Adopting unit testing ...
Much has been said and written about unit testing before. Those previous comments convinced me to try to add unit tests to whatever code I was writing. As I have gone from a non-unit tester to a novice/intermediate one, I have observed a few things.
Unit testing instead of print statements.
Every programmer begins by writing a "Hello World" program. By writing such a program, you learn how to compile, run your task and verify your output. As I built more programs, I still had the old "Hello World" verification process in mind, and I often littered programs with print statements. These print statements would give me confidence that things were working as designed. After I was sure a function or class was working as expected, I would clean up these print statements that I had been using to help me develop.

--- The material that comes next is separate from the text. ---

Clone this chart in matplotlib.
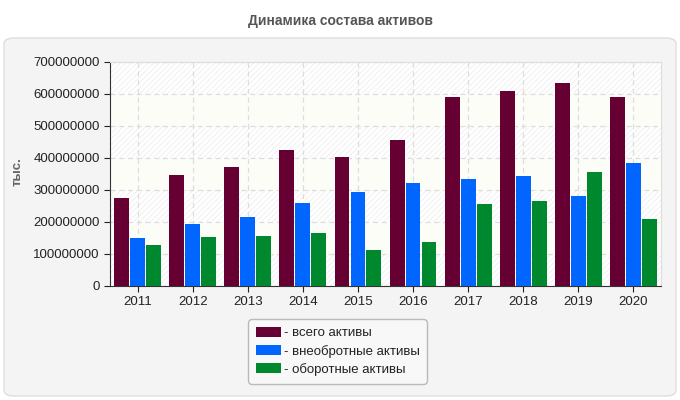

It dawned on me that print statements that I used during development could be replaced by unit tests. If I wanted to check if a function was being called, I could write an "EXPECT_CALL" test, or if I wanted to validate that a variable was updated in some way, I should invoke an "EXPECT_EQ" test.
Advantages to Unit testing instead of print statements.
There are lots of advantages of using unit tests over print statements. You ask a computer to verify output rather than a human (you) from reading a terminal screen. Verifying mundane things over and over again is ideal work to shift from you to a computer. You keep unit tests in your source control even after you ship your code to production. Which means that your tests can be run again and again for all of time.
The only advantage of using print statements is that it is easy to use. This is true in the absolute bare minimum short run. But for any complex piece of code, it is not true. Are global variables easier to use than classes with encapsulated data? Yes, it is easier to directly modify and access a variable that sits in the global scope. However, it is much harder to understand and debug code that relies on global variables. Over time, the hard-to-use classes that contain private data, setters/getters, and other complexities actually become easier to use. You just have to get used to it. The same goes for unit tests. At first, they seem to add a lot of extraneous code for something that is clearly trivial, but over time, they are worth it.
My way of doing test driven development (TDD)
I have heard that test driven development is the way to go. In practice, I have found it a little bit odd to write a test before doing anything. I mean, how do you write a test for a function that does not exist? Maybe this is clear to others, or maybe I am doing things the wrong way, but here is how I do TDD.
- Write an interface (either a class or function). The interface should have some dummy implementation so that it compiles and even runs.
- Write one test that checks one feature of the interface. This test should fail.
- Update the implemntation such that the one test pases.
- Repeat steps 2 and 3, until your implementation supports every feature you need.
I find that this process makes me think about a good interface, and it makes me think whether any feature would pass the old YAGNI (You Aint Gonna Need It) smell test. It works for me, for now.